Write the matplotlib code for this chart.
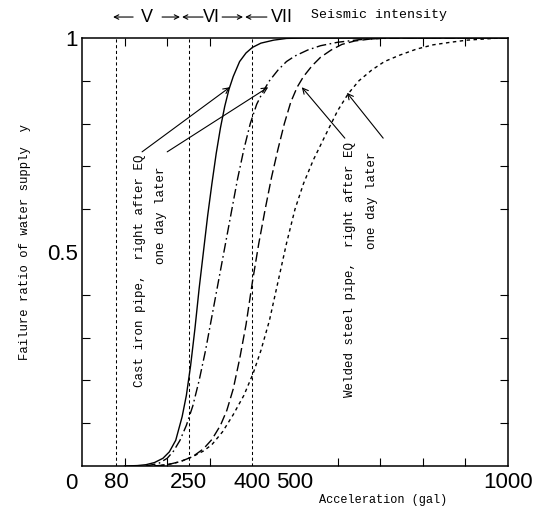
import matplotlib
matplotlib.use("Agg")
import matplotlib.pyplot as plt

MONO = "Liberation Mono"
SANS = "Liberation Sans"

# cast iron pipe, right after EQ (solid)
ci_now_x = [100, 130, 150, 170, 190, 205, 220, 235, 245, 255, 265, 275, 285, 295, 305,
            315, 325, 335, 345, 355, 370, 385, 400, 420, 450, 480, 520, 1000]
ci_now_y = [0, 0.001, 0.003, 0.008, 0.018, 0.033, 0.06, 0.115, 0.165, 0.235, 0.32, 0.415,
            0.5, 0.585, 0.66, 0.73, 0.79, 0.84, 0.88, 0.91, 0.945, 0.965, 0.978, 0.988,
            0.995, 0.999, 1.0, 1.0]

# cast iron pipe, one day later (dash-dot)
ci_day_x = [150, 180, 200, 215, 230, 245, 260, 275, 290, 305, 320, 335, 350, 365, 380,
            395, 410, 425, 440, 460, 480, 500, 530, 560, 600, 650, 700, 750, 1000]
ci_day_y = [0, 0.006, 0.018, 0.035, 0.06, 0.095, 0.14, 0.2, 0.27, 0.35, 0.43, 0.51, 0.59,
            0.67, 0.74, 0.8, 0.845, 0.875, 0.9, 0.925, 0.945, 0.958, 0.972, 0.982, 0.99,
            0.996, 0.999, 1.0, 1.0]

# welded steel pipe, right after EQ (long dash)
ws_now_x = [170, 200, 230, 260, 285, 305, 325, 340, 355, 370, 385, 400, 415, 430, 445,
            460, 475, 490, 505, 520, 540, 560, 585, 610, 640, 680, 720, 1000]
ws_now_y = [0, 0.003, 0.01, 0.022, 0.04, 0.062, 0.095, 0.13, 0.18, 0.25, 0.33, 0.43, 0.52,
            0.6, 0.675, 0.74, 0.8, 0.85, 0.885, 0.91, 0.935, 0.955, 0.972, 0.985, 0.993,
            0.998, 1.0, 1.0]

# welded steel pipe, one day later (short dash)
ws_day_x = [170, 200, 230, 260, 285, 305, 330, 355, 380, 402, 420, 440, 460, 480, 500,
            520, 543, 570, 600, 625, 650, 680, 710, 746, 785, 824, 865, 904, 950, 981, 1000]
ws_day_y = [0, 0.003, 0.01, 0.022, 0.035, 0.05, 0.08, 0.12, 0.165, 0.217, 0.27, 0.34, 0.43,
            0.52, 0.6, 0.66, 0.715, 0.77, 0.83, 0.87, 0.9, 0.925, 0.945, 0.96, 0.974,
            0.984, 0.99, 0.995, 0.998, 1.0, 1.0]

boundaries = [80, 250, 400]
xtick_pos = [80, 250, 400, 500, 1000]
xtick_lab = ["80", "250", "400", "500", "1000"]
ytick_pos = [0.5, 1.0]
ytick_lab = ["0.5", "1"]

fig = plt.figure(figsize=(5.43, 5.13), dpi=100)
ax = fig.add_axes([82 / 543, 47 / 513, 426 / 543, 428 / 513])

ax.plot(ci_now_x, ci_now_y, color="black", lw=1.0)
ax.plot(ci_day_x, ci_day_y, color="black", lw=1.0, dashes=(7, 2.5, 1.2, 2.5))
ax.plot(ws_now_x, ws_now_y, color="black", lw=1.0, dashes=(7, 3))
ax.plot(ws_day_x, ws_day_y, color="black", lw=1.0, dashes=(2.5, 2.5))

for b in boundaries:
    ax.axvline(b, color="black", lw=0.75, dashes=(3, 2.5))

ax.set_xlim(0, 1000)
ax.set_ylim(0, 1)

ax.set_xticks(xtick_pos)
ax.set_xticklabels(xtick_lab, fontfamily=SANS, fontsize=16)
ax.set_xticks(range(100, 1000, 100), minor=True)
ax.set_yticks(ytick_pos)
ax.set_yticklabels(ytick_lab, fontfamily=SANS, fontsize=16)
ax.set_yticks([i / 10 for i in range(1, 10)], minor=True)
ax.tick_params(axis="x", which="major", length=0, pad=4)
ax.tick_params(axis="y", which="major", length=0, pad=3)
ax.tick_params(which="minor", direction="in", length=6, width=0.8,
               top=True, right=True, bottom=True, left=True)
for s in ax.spines.values():
    s.set_linewidth(1.1)

ax.annotate("0", xy=(0, 0), xytext=(-3, -5), textcoords="offset points",
            ha="right", va="top", fontfamily=SANS, fontsize=16)

# seismic intensity ranges above the axes
tr = ax.get_xaxis_transform()
yi = 1.049
arrows = [(120, 73), (188, 230), (284, 235), (329, 378), (434, 383)]
for tail, tip in arrows:
    ax.annotate("", xy=(tip, yi), xytext=(tail, yi), xycoords=tr, textcoords=tr,
                arrowprops=dict(arrowstyle="->", lw=0.8, shrinkA=0, shrinkB=0,
                                mutation_scale=8), annotation_clip=False)
for lab, xp in [("V", 153), ("VI", 303), ("VII", 470)]:
    ax.text(xp, yi, lab, transform=tr, ha="center", va="center",
            fontfamily=SANS, fontsize=13, clip_on=False)
fig.text(379 / 543, 1 - 15 / 513, "Seismic intensity", ha="center", va="center",
         fontfamily=MONO, fontsize=9.5)

# curve labels
ax.text(136, 0.727, "Cast iron pipe,  right after EQ", rotation=90,
        ha="center", va="top", fontfamily=MONO, fontsize=9)
ax.text(185, 0.699, "one day later", rotation=90,
        ha="center", va="top", fontfamily=MONO, fontsize=9)
ax.text(629, 0.757, "Welded steel pipe,  right after EQ", rotation=90,
        ha="center", va="top", fontfamily=MONO, fontsize=9)
ax.text(681, 0.734, "one day later", rotation=90,
        ha="center", va="top", fontfamily=MONO, fontsize=9)

pointers = [((141, 0.734), (347, 0.885)), ((200, 0.734), (437, 0.885)),
            ((617, 0.766), (516, 0.885)), ((707, 0.766), (622, 0.872))]
for start, tip in pointers:
    ax.annotate("", xy=tip, xytext=start,
                arrowprops=dict(arrowstyle="->", lw=0.8, shrinkA=0, shrinkB=0,
                                mutation_scale=10))

fig.text(25 / 543, 1 - 242 / 513, "Failure ratio of water supply  y", rotation=90,
         ha="center", va="center", fontfamily=MONO, fontsize=8.8)
fig.text(383 / 543, 1 - 500 / 513, "Acceleration (gal)", ha="center", va="center",
         fontfamily=MONO, fontsize=8.6)

fig.savefig("out.png", dpi=100)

## Your goal
Pictures excluded, repeat exactly the lines from the top of the material through the line with "0.995, 0.999, 1.0, 1.0]", including both of those lines.

## Complete answer
Write the matplotlib code for this chart.
import matplotlib
matplotlib.use("Agg")
import matplotlib.pyplot as plt

MONO = "Liberation Mono"
SANS = "Liberation Sans"

# cast iron pipe, right after EQ (solid)
ci_now_x = [100, 130, 150, 170, 190, 205, 220, 235, 245, 255, 265, 275, 285, 295, 305,
            315, 325, 335, 345, 355, 370, 385, 400, 420, 450, 480, 520, 1000]
ci_now_y = [0, 0.001, 0.003, 0.008, 0.018, 0.033, 0.06, 0.115, 0.165, 0.235, 0.32, 0.415,
            0.5, 0.585, 0.66, 0.73, 0.79, 0.84, 0.88, 0.91, 0.945, 0.965, 0.978, 0.988,
            0.995, 0.999, 1.0, 1.0]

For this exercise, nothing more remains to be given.